The findings of the Employment Appeals Board were substantially similar.

There is no dispute as to the accuracy of the findings so far as they go, nor is there any question about the appropriateness of claimant's community college training or his academic performance. The only issue arises under ORS 657.345(3). To receive benefits the statute requires that the claimant's former work area be diminished and that he may become a burden on the unemployment fund. Its purpose is clearly to assist workmen and advance them to a more active field in the labor market.

The third finding of the referee, supra, recites that the economic opportunities of children's shoe salesmen have declined and may further diminish, but finds no diminution of employment opportunities for general salesmen. There is no specific finding that claimant's training and experience as a children's shoe salesman qualifies him for work in the general sales area. Nevertheless, we think the reasonable inference to be drawn from the findings taken as a whole is that there was work available in the general sales area, and that claimant's experience qualified him for this work.
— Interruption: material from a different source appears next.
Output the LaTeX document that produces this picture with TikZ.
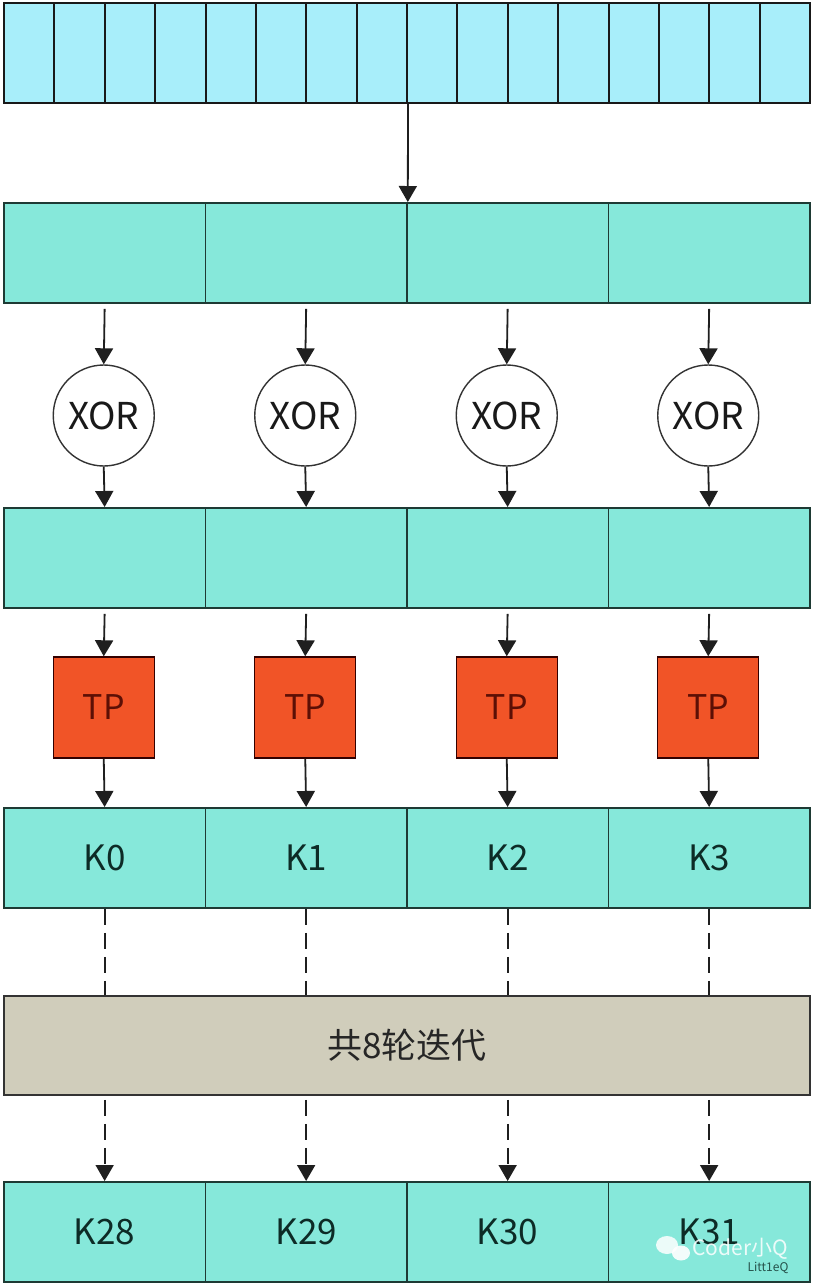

The question remaining is whether the record supports this conclusion. We do not review Employment Division appeals de novo. ORS 183.480(7) provides:

"(7) The court [Court of Appeals] * * * shall reverse or remand the order only if it finds:
* * * * * *
"(d) On review of a contested case, the order is not supported by reliable, probative and substantial evidence in the whole record * * *."
"Generally, any reasonable evidence will be regarded as substantial. Substantial evidence, however, is more than a scintilla. It is such proof as a reasonable mind would employ to support a conclusion * * *." Henzel et al. v. Cameron et al., 228 Or. 452, 464, 365 P.2d 498 (1961).

Only three people, including the claimant, testified at the hearing. One, the manager of a children's shoe department in a Salem store, testified that there is little opportunity for employment as a children's *1245 shoe salesman, and that training as a children's shoe salesman is not an avenue to employment as a salesman of shoes for adults. The other witness, an Employment Division Supervisor of Placements and Special Programs, testified as follows:

"Q How about for shoe sales people specifically, do you have any knowledge regarding this labor market area?
"A Oh, from time to time we get orders for shoe salesmen. Probably not as great as another area. But not specifically children's shoe salesmen.
"Q In other words, you don't recall ever having received an order for salesmen for children's shoes?
"A I don't know.
"Q Would you regard yourself as competent to testify to whether a salesman of children shoes would be qualified to sell adult shoes?
"A Probably not. The orders we get for shoe salesmen usually specify some experience selling shoes.
"* * * * *
"Q Then would you regard yourself as competent to testify whether a shoe salesman, or a children shoe salesman would be qualified to apply for a position as a salesman, do you follow me?
"A. Uh-hmmm.
"Q Would you be able to make a statement on that point?
"A Probably could apply for a position as a salesman. We get orders for salesmen that just stipulate that they have had some experience meeting the public in sales."

A reasonable inference to be drawn from the last question and answer is that there were general sales positions available for which claimant was qualified by experience.

While it follows that the order of the Employment Appeals Board must be affirmed, this being one of the first cases we have heard under the new statutory scheme for judicial review of cases such as this, we deem it appropriate to comment on the record before us. The questioning by the referee was neither thorough nor precise. The same can be said for the findings prepared both by the referee and the Appeals Board. When their proceedings are judicially reviewed they will stand or fall on the records they make — not on the records they might have made.

Affirmed.

NOTES

[1] ORS 657.345 was amended by Oregon Laws 1971, ch. 82, section 4, p. 104. The amendments are in no way relevant to the question here presented.